Sunday, April 14, 2013

User groups – the prequel


I have always been adamant about the value of sharing experience, of discussing how things happen, should happen, may happen or may fail. In support of such sharing, I have had the privilege of working (if one can call such fun “working”) at the makings of HRGUG. I have also avidly participated at ASUG, and most recently I have added a new star in my firmament – HERUG.

What do these barbaric-sounding acronyms stand for?



HRGUG stands for Human Resources Global User Groups – so we are talking here about those specific corporation having a global approach to HR. The group convenes yearly in Walldorf, Germany. Connections are supported by a dedicated ServiceMarket place area, available only upon approval, and by a LinkedIn group that allows all members to plan, communicate and share. Hosted by SAP at SAP University, it is customer-led and all decision are taken by a volunteering committee.

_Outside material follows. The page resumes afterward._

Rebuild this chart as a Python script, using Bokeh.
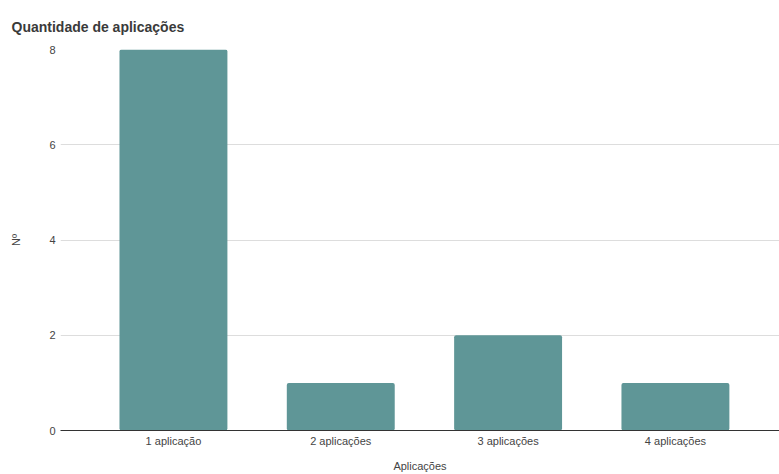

HERUG is a High Education User Group. While it isn’t specifically dedicated to any function, its specificity is due to the vertical market and its radical different needs from all other types of ERP installations. I am excited to be a part-time participant to the 2013 event. HERUG is purely customer-led, and is hosted by a different High Education institution every year; this year it is in Switzerland, at EPFL site in Lausanne. HERUG is also supported by a LinkedIn group, ensuring on-going and year-round communication. 

ASUG – well perhaps I don’t need to introduce the well-known, massive American SAP User Group? And its regional and industry-specific chapters offer a close intimacy, supportive of collaboration and exchange. It has its own website

But what is really my motivation in participating to all these events, occasionally presenting, and supporting the committee? It sounds like extra work, while I could instead go for a nice vacation. 

No?

Well, not quite.

Large trade show (I am thinking SAPPHIRE here, or HR Tech) are like attending a large wedding, where you don’t know many invitees, you are served decent food and wine, all the while you listen to the speeches of the family. Participating to the above groups (including to the regularly conducted events) is rather going to a dinner party, where the topics of conversation take shape based on mutual interests, food and drink have been selected by your host to fit your tastes, and you end up spending a lovely evening making friends and sharing.

So here are the reasons why I always do my best to find the time and the budget to participate to a few groups every year.
·      The biggest plus of participating is of course in the people interaction. Meeting experts and business partners that become friends in the long run makes possible sharing ideas, tips and lessons learned that is by far more effective and fun than attending ex-cathedra sessions.
·      Networking. Oh, yes, baby. Instead of sitting behind a computer and adding new names to LinkedIn, people met in such events are often cross-industries, cross-functional and in multiple hierarchical levels, able to offer career advice and even to point to new opportunities.
·      Give and take. I share my experience – highlighting my expertise and skill-set (woohoo!), and listen to others providing solutions to similar issues. I connect with the best experts, and it saves me time, and money.
What are your reasons to join in?

I will be on the road to HRGUG and HERUG in the next couple of weeks, and I will do my best to share my experience and my findings.